* **THE REQUEST**
Make an exact copy of the data below, leaving out every picture.

* **COLLECTED MATERIAL**
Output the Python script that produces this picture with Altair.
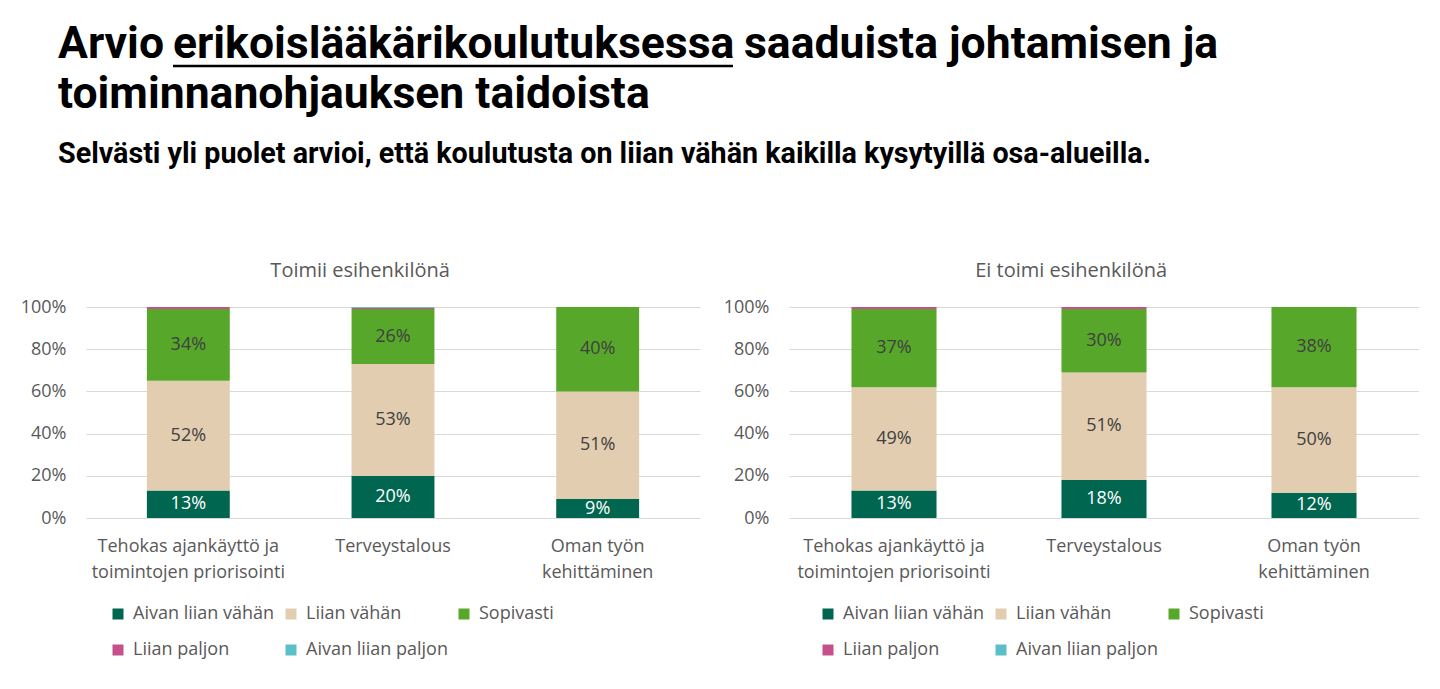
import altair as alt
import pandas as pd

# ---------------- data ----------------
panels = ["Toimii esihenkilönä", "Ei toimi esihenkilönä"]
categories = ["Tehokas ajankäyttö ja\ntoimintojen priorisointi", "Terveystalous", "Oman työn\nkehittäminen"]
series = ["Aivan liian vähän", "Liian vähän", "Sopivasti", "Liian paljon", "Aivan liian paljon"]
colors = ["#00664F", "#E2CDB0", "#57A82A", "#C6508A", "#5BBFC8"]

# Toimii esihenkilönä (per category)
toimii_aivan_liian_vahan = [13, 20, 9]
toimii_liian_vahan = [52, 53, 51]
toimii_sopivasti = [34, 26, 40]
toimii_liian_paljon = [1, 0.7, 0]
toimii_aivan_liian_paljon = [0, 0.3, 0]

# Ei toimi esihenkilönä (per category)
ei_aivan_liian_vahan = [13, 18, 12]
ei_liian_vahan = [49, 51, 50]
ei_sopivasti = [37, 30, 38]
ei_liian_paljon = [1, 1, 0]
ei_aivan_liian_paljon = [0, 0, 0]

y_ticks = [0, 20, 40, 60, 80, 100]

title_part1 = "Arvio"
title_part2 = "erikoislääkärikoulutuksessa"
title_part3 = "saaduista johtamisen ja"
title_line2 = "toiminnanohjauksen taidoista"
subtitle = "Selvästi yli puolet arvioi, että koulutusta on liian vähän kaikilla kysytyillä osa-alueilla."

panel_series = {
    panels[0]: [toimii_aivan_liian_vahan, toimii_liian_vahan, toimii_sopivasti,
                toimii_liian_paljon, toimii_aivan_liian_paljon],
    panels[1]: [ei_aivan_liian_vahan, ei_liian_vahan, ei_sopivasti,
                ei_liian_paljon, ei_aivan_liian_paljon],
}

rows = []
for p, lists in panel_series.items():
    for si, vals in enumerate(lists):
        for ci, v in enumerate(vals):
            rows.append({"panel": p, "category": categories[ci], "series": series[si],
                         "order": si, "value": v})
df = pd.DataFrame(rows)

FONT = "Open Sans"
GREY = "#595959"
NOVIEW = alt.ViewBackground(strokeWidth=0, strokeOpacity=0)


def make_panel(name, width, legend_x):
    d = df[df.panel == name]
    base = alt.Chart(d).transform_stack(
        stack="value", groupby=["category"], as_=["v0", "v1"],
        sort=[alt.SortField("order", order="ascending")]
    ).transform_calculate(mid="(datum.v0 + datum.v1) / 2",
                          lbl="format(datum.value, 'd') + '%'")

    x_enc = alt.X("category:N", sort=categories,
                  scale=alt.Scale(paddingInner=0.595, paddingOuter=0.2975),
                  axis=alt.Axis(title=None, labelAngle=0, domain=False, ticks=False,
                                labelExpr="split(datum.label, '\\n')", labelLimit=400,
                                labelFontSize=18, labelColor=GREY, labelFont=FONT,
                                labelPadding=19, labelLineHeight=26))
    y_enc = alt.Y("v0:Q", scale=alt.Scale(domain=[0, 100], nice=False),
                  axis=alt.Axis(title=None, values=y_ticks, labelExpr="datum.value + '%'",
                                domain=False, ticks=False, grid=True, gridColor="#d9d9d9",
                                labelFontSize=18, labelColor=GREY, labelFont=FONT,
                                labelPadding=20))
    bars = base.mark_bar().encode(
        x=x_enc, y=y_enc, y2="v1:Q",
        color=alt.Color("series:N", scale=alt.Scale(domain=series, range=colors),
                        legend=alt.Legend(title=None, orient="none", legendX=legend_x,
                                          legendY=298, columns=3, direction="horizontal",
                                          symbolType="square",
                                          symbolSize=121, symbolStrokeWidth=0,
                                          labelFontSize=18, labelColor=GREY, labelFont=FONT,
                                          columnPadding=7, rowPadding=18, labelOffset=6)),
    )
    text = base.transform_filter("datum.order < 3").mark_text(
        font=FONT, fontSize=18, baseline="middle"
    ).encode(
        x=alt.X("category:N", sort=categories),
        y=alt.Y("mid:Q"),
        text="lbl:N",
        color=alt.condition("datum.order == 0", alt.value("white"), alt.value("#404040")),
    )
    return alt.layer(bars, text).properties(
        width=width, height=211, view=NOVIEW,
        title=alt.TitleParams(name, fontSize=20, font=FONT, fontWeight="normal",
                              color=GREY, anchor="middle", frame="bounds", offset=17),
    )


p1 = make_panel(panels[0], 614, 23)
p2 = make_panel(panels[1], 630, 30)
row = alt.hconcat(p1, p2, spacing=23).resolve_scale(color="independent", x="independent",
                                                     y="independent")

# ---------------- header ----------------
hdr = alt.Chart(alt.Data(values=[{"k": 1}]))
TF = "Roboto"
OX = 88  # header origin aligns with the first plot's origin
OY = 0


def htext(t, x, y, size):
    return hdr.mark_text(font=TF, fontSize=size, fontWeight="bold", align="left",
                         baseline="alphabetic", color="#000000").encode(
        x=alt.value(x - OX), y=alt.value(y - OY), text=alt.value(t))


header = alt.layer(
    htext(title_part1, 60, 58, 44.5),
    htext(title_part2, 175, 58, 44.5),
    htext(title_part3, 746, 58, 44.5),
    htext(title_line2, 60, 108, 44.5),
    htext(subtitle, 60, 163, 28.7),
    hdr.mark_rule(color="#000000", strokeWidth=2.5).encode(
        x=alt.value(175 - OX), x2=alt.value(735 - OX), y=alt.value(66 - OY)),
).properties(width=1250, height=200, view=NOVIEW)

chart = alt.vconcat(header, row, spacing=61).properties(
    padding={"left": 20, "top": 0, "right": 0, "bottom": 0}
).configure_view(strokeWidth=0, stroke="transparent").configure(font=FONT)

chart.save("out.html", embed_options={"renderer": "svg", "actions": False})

* **OUTPUT**
Output the Python script that produces this picture with Altair.
import altair as alt
import pandas as pd

# ---------------- data ----------------
panels = ["Toimii esihenkilönä", "Ei toimi esihenkilönä"]
categories = ["Tehokas ajankäyttö ja\ntoimintojen priorisointi", "Terveystalous", "Oman työn\nkehittäminen"]
series = ["Aivan liian vähän", "Liian vähän", "Sopivasti", "Liian paljon", "Aivan liian paljon"]
colors = ["#00664F", "#E2CDB0", "#57A82A", "#C6508A", "#5BBFC8"]

# Toimii esihenkilönä (per category)
toimii_aivan_liian_vahan = [13, 20, 9]
toimii_liian_vahan = [52, 53, 51]
toimii_sopivasti = [34, 26, 40]
toimii_liian_paljon = [1, 0.7, 0]
toimii_aivan_liian_paljon = [0, 0.3, 0]

# Ei toimi esihenkilönä (per category)
ei_aivan_liian_vahan = [13, 18, 12]
ei_liian_vahan = [49, 51, 50]
ei_sopivasti = [37, 30, 38]
ei_liian_paljon = [1, 1, 0]
ei_aivan_liian_paljon = [0, 0, 0]

y_ticks = [0, 20, 40, 60, 80, 100]

title_part1 = "Arvio"
title_part2 = "erikoislääkärikoulutuksessa"
title_part3 = "saaduista johtamisen ja"
title_line2 = "toiminnanohjauksen taidoista"
subtitle = "Selvästi yli puolet arvioi, että koulutusta on liian vähän kaikilla kysytyillä osa-alueilla."

panel_series = {
    panels[0]: [toimii_aivan_liian_vahan, toimii_liian_vahan, toimii_sopivasti,
                toimii_liian_paljon, toimii_aivan_liian_paljon],
    panels[1]: [ei_aivan_liian_vahan, ei_liian_vahan, ei_sopivasti,
                ei_liian_paljon, ei_aivan_liian_paljon],
}

rows = []
for p, lists in panel_series.items():
    for si, vals in enumerate(lists):
        for ci, v in enumerate(vals):
            rows.append({"panel": p, "category": categories[ci], "series": series[si],
                         "order": si, "value": v})
df = pd.DataFrame(rows)

FONT = "Open Sans"
GREY = "#595959"
NOVIEW = alt.ViewBackground(strokeWidth=0, strokeOpacity=0)


def make_panel(name, width, legend_x):
    d = df[df.panel == name]
    base = alt.Chart(d).transform_stack(
        stack="value", groupby=["category"], as_=["v0", "v1"],
        sort=[alt.SortField("order", order="ascending")]
    ).transform_calculate(mid="(datum.v0 + datum.v1) / 2",
                          lbl="format(datum.value, 'd') + '%'")

    x_enc = alt.X("category:N", sort=categories,
                  scale=alt.Scale(paddingInner=0.595, paddingOuter=0.2975),
                  axis=alt.Axis(title=None, labelAngle=0, domain=False, ticks=False,
                                labelExpr="split(datum.label, '\\n')", labelLimit=400,
                                labelFontSize=18, labelColor=GREY, labelFont=FONT,
                                labelPadding=19, labelLineHeight=26))
    y_enc = alt.Y("v0:Q", scale=alt.Scale(domain=[0, 100], nice=False),
                  axis=alt.Axis(title=None, values=y_ticks, labelExpr="datum.value + '%'",
                                domain=False, ticks=False, grid=True, gridColor="#d9d9d9",
                                labelFontSize=18, labelColor=GREY, labelFont=FONT,
                                labelPadding=20))
    bars = base.mark_bar().encode(
        x=x_enc, y=y_enc, y2="v1:Q",
        color=alt.Color("series:N", scale=alt.Scale(domain=series, range=colors),
                        legend=alt.Legend(title=None, orient="none", legendX=legend_x,
                                          legendY=298, columns=3, direction="horizontal",
                                          symbolType="square",
                                          symbolSize=121, symbolStrokeWidth=0,
                                          labelFontSize=18, labelColor=GREY, labelFont=FONT,
                                          columnPadding=7, rowPadding=18, labelOffset=6)),
    )
    text = base.transform_filter("datum.order < 3").mark_text(
        font=FONT, fontSize=18, baseline="middle"
    ).encode(
        x=alt.X("category:N", sort=categories),
        y=alt.Y("mid:Q"),
        text="lbl:N",
        color=alt.condition("datum.order == 0", alt.value("white"), alt.value("#404040")),
    )
    return alt.layer(bars, text).properties(
        width=width, height=211, view=NOVIEW,
        title=alt.TitleParams(name, fontSize=20, font=FONT, fontWeight="normal",
                              color=GREY, anchor="middle", frame="bounds", offset=17),
    )


p1 = make_panel(panels[0], 614, 23)
p2 = make_panel(panels[1], 630, 30)
row = alt.hconcat(p1, p2, spacing=23).resolve_scale(color="independent", x="independent",
                                                     y="independent")

# ---------------- header ----------------
hdr = alt.Chart(alt.Data(values=[{"k": 1}]))
TF = "Roboto"
OX = 88  # header origin aligns with the first plot's origin
OY = 0


def htext(t, x, y, size):
    return hdr.mark_text(font=TF, fontSize=size, fontWeight="bold", align="left",
                         baseline="alphabetic", color="#000000").encode(
        x=alt.value(x - OX), y=alt.value(y - OY), text=alt.value(t))


header = alt.layer(
    htext(title_part1, 60, 58, 44.5),
    htext(title_part2, 175, 58, 44.5),
    htext(title_part3, 746, 58, 44.5),
    htext(title_line2, 60, 108, 44.5),
    htext(subtitle, 60, 163, 28.7),
    hdr.mark_rule(color="#000000", strokeWidth=2.5).encode(
        x=alt.value(175 - OX), x2=alt.value(735 - OX), y=alt.value(66 - OY)),
).properties(width=1250, height=200, view=NOVIEW)

chart = alt.vconcat(header, row, spacing=61).properties(
    padding={"left": 20, "top": 0, "right": 0, "bottom": 0}
).configure_view(strokeWidth=0, stroke="transparent").configure(font=FONT)

chart.save("out.html", embed_options={"renderer": "svg", "actions": False})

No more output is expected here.